• [Given records]
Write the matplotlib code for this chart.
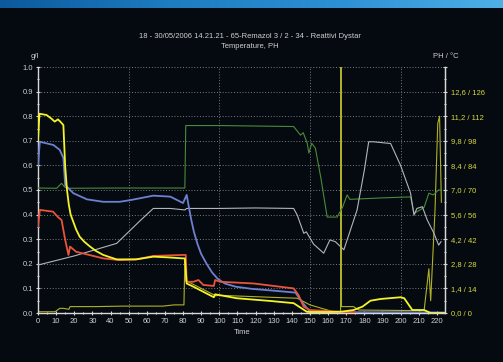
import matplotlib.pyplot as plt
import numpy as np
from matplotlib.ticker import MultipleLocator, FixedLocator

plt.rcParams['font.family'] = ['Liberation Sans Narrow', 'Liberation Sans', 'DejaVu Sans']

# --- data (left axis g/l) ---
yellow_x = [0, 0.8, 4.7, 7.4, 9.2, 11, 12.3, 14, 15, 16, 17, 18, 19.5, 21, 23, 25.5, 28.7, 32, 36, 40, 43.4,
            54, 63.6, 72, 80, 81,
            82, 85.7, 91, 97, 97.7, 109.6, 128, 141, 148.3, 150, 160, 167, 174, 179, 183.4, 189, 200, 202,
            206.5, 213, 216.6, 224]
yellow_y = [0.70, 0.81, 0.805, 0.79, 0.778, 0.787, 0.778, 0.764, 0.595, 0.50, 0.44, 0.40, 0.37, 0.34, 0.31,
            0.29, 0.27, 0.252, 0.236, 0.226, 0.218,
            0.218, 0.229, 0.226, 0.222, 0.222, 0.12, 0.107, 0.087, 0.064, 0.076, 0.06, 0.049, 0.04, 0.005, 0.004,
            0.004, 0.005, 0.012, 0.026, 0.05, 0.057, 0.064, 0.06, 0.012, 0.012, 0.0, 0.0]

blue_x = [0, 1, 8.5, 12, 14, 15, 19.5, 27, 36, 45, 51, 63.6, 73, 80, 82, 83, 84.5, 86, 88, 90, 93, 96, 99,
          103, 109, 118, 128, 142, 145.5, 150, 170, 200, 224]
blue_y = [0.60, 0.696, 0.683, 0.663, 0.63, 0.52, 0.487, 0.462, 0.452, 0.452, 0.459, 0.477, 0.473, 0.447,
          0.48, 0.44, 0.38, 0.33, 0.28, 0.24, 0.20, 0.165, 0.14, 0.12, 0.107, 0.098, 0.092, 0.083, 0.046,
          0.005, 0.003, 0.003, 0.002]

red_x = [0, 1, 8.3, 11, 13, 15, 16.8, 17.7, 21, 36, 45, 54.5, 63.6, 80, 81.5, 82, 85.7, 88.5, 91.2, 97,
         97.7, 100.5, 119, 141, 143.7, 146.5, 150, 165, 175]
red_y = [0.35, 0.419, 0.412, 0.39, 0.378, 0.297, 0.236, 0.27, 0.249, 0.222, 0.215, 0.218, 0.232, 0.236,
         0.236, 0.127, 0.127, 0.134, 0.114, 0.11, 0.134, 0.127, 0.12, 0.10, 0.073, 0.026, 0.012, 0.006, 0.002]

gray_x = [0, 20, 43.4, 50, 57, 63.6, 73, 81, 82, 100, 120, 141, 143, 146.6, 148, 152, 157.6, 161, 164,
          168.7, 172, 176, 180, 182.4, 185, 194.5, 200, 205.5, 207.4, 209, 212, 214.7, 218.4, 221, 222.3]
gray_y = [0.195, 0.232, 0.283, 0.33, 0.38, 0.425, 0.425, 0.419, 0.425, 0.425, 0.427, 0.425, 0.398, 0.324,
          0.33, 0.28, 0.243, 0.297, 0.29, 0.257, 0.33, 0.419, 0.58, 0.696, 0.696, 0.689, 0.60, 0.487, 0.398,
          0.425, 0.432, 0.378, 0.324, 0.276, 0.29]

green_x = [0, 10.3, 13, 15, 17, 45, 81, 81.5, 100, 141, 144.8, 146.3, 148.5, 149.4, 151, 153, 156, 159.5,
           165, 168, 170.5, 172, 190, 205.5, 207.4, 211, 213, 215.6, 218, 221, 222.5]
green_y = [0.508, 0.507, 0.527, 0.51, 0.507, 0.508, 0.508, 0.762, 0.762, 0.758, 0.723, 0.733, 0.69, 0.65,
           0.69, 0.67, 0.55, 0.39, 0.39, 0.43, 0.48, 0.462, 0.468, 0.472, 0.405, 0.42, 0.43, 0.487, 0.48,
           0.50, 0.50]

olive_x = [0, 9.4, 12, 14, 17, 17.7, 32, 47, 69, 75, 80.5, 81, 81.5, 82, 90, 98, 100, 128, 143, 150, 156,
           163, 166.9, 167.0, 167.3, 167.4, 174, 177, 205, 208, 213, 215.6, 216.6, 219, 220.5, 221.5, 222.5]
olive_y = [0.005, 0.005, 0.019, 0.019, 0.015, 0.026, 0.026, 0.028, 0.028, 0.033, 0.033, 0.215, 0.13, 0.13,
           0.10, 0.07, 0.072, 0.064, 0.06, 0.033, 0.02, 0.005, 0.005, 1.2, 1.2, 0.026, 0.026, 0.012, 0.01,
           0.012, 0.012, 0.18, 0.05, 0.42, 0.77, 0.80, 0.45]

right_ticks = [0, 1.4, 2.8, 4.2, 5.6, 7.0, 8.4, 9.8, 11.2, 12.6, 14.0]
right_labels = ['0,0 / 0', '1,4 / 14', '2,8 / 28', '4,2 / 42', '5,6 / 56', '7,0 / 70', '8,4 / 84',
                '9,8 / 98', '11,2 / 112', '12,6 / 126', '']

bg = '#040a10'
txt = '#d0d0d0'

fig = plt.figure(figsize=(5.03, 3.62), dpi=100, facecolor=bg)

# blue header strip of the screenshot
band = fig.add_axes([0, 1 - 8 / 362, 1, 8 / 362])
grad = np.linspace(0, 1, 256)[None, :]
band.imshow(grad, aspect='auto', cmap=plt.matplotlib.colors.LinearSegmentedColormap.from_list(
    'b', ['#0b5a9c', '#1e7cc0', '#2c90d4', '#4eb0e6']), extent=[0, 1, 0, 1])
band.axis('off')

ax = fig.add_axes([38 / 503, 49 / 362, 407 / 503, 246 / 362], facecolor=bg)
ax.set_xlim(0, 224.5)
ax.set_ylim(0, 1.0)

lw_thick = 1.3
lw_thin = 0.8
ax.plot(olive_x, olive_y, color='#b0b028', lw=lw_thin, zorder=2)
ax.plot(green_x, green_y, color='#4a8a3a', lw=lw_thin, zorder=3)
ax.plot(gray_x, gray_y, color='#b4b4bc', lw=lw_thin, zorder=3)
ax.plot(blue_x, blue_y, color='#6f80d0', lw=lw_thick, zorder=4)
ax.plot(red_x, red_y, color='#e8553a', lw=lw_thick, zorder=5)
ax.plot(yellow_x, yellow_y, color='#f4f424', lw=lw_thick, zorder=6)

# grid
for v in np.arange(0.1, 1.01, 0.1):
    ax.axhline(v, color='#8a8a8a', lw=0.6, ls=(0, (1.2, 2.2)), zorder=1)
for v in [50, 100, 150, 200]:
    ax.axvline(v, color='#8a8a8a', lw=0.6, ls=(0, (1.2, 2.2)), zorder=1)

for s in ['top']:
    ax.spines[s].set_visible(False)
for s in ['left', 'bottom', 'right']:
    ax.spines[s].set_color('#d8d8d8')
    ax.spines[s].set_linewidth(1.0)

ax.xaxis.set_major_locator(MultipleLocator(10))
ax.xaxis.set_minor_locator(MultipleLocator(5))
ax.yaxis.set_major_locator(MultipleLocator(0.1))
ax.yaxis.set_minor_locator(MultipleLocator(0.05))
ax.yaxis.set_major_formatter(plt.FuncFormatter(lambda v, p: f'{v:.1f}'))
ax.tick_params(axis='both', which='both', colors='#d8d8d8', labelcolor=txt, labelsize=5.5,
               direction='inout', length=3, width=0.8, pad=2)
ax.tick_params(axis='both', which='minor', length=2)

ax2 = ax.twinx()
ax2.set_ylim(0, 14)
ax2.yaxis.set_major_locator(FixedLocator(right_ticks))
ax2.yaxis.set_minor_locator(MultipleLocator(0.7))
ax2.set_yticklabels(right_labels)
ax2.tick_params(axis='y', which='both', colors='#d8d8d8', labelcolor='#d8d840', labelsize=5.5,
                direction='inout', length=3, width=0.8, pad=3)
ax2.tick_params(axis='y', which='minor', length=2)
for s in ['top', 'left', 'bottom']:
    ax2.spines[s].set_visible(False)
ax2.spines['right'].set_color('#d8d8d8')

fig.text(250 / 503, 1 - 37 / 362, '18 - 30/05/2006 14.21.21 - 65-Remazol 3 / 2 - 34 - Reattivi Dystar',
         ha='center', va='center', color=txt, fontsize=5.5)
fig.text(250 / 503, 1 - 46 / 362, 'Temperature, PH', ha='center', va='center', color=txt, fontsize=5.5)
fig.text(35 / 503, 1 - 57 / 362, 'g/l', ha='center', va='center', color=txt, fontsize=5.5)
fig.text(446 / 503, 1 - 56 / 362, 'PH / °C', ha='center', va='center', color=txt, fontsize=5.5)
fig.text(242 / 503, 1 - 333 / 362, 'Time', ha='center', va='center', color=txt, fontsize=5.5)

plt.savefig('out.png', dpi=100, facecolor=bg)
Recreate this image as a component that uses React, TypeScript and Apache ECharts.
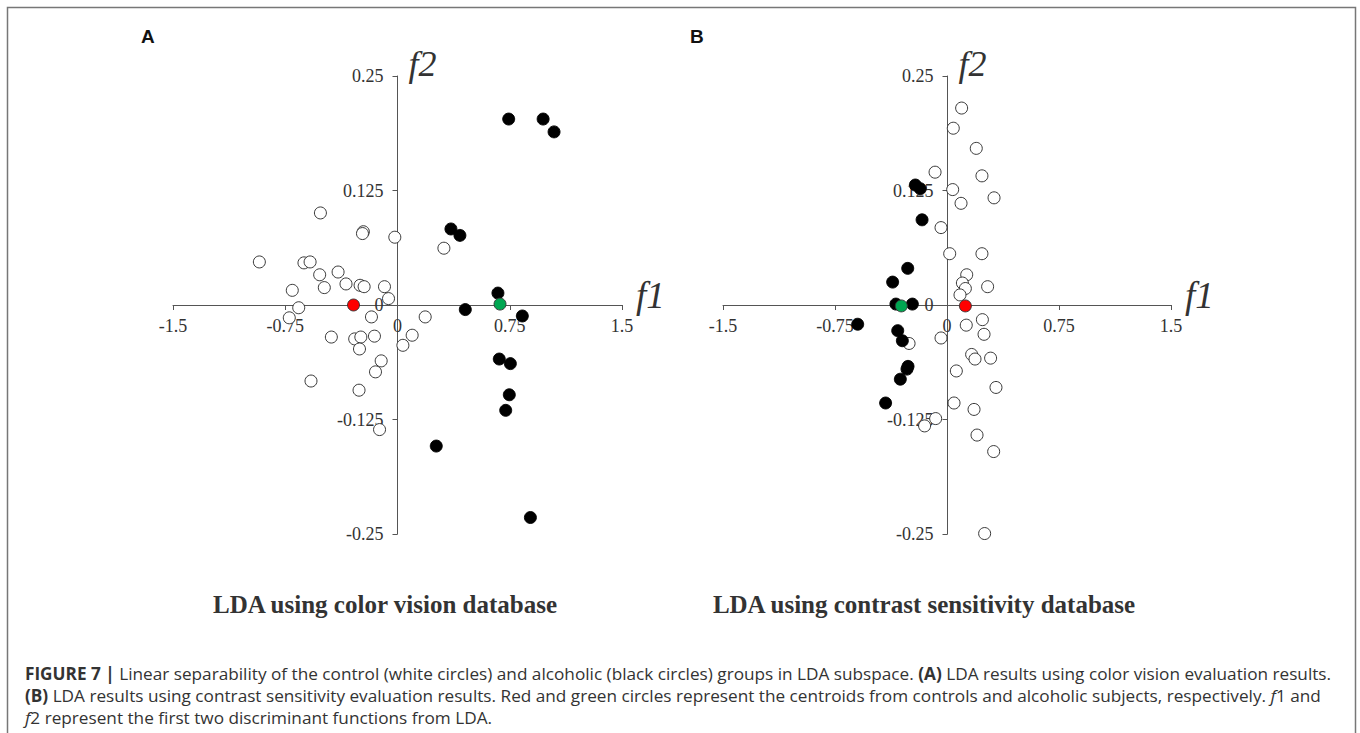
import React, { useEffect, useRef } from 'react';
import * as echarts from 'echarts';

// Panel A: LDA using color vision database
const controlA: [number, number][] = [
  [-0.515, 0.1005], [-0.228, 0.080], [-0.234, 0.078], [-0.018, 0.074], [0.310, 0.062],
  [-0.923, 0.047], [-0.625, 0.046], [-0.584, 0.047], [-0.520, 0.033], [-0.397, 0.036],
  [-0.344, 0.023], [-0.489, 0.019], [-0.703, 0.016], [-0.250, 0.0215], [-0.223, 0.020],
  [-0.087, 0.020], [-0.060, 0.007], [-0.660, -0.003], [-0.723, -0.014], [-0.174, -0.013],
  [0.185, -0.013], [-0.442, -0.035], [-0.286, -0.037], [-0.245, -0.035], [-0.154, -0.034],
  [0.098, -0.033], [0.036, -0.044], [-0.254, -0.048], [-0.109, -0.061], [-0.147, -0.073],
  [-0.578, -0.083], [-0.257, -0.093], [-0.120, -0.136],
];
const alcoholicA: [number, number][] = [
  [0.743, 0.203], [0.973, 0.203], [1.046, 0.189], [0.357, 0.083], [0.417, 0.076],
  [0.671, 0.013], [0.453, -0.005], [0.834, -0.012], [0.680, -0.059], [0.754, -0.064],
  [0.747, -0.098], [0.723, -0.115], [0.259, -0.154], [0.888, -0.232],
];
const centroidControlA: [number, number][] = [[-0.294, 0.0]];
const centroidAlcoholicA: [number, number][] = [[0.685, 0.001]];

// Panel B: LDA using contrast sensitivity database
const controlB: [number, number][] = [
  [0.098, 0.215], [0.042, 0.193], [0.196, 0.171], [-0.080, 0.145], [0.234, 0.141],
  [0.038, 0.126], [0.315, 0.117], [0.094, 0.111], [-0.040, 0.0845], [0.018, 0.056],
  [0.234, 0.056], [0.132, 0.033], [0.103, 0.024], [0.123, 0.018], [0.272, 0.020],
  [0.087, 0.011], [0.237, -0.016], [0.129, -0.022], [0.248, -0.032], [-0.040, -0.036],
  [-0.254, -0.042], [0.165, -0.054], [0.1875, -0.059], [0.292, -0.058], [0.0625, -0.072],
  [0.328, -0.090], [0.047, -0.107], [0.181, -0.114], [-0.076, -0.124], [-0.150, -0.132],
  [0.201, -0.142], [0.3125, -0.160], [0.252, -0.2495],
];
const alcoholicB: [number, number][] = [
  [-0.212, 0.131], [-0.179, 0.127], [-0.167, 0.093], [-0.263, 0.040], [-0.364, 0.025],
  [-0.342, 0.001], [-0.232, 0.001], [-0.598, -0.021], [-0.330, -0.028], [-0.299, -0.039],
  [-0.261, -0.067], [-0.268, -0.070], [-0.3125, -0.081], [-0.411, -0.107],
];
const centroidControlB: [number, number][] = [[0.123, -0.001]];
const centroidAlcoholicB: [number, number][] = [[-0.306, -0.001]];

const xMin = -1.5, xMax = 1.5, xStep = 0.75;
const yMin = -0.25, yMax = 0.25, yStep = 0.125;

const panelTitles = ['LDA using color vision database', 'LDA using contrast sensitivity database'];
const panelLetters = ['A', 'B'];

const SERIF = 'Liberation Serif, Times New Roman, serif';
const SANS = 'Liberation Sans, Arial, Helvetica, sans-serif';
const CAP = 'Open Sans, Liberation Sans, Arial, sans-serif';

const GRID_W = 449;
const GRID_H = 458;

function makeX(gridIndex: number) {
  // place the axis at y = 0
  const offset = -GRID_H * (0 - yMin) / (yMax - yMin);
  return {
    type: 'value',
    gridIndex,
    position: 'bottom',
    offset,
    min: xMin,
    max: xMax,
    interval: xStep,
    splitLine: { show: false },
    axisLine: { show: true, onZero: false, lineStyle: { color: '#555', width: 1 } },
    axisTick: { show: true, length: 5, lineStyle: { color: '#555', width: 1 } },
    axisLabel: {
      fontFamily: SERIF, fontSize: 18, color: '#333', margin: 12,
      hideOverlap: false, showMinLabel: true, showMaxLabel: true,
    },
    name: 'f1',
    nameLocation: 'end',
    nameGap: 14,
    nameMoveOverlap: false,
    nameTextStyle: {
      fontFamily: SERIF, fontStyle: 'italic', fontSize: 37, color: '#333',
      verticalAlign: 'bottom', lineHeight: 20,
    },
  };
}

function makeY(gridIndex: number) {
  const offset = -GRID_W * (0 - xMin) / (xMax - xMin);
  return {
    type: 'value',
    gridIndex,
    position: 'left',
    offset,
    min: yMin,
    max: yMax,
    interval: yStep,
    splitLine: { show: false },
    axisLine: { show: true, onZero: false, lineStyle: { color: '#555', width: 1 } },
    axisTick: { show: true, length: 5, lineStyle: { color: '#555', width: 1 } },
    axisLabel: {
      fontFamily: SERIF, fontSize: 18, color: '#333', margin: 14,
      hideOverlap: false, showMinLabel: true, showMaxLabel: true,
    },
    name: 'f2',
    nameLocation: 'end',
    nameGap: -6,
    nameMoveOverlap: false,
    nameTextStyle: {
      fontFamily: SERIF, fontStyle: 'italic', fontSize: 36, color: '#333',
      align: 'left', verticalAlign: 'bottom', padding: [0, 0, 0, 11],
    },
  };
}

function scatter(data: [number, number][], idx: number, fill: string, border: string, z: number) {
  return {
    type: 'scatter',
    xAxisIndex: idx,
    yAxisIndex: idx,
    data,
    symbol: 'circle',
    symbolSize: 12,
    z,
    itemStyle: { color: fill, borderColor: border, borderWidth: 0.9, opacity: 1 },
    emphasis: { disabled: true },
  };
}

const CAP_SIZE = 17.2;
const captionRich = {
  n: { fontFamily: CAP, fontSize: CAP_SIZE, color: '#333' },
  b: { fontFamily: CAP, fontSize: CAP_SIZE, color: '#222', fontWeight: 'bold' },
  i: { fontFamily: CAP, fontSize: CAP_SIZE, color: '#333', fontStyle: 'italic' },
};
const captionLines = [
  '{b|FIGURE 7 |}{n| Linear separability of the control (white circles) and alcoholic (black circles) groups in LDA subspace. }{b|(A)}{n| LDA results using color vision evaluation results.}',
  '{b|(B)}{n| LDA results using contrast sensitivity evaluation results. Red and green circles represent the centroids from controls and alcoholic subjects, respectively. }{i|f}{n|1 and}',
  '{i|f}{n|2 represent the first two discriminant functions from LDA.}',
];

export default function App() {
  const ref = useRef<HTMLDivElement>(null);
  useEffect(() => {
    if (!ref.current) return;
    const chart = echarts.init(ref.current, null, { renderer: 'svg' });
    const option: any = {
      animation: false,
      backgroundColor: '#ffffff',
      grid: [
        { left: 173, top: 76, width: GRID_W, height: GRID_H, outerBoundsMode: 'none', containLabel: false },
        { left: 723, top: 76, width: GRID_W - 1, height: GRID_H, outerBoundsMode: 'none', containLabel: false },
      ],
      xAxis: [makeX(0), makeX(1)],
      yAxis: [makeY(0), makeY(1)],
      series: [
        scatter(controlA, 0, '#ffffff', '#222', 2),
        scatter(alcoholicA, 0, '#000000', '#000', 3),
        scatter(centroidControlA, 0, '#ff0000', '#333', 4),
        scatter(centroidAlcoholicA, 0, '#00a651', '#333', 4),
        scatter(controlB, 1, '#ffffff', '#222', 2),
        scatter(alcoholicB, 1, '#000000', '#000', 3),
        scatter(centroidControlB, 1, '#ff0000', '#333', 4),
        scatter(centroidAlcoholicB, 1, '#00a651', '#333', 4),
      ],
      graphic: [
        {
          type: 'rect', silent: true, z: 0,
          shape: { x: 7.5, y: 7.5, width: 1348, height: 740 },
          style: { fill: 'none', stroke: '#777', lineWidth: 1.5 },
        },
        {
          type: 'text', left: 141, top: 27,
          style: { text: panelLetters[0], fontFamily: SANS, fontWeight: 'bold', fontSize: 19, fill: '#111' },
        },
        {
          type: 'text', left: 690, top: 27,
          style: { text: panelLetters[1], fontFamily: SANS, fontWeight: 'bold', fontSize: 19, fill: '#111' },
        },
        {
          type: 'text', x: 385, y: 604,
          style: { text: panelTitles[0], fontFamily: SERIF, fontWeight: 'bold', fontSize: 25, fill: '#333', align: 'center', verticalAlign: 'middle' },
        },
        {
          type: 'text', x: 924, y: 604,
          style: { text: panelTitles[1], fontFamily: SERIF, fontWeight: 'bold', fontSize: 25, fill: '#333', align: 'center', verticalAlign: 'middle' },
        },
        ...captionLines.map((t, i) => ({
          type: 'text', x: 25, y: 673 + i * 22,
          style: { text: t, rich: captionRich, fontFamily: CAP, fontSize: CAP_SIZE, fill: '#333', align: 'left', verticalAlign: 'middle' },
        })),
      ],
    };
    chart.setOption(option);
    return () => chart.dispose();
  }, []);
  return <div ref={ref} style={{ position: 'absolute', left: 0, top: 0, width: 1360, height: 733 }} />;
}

• [Direction] Begin at the first line of the entries above and return each line exactly, stopping after the line that contains "plt.rcParams['font.family'] = ['Liberation". Pictures do not belong in the copy.

• [Expected output]
Write the matplotlib code for this chart.
import matplotlib.pyplot as plt
import numpy as np
from matplotlib.ticker import MultipleLocator, FixedLocator

plt.rcParams['font.family'] = ['Liberation Sans Narrow', 'Liberation Sans', 'DejaVu Sans']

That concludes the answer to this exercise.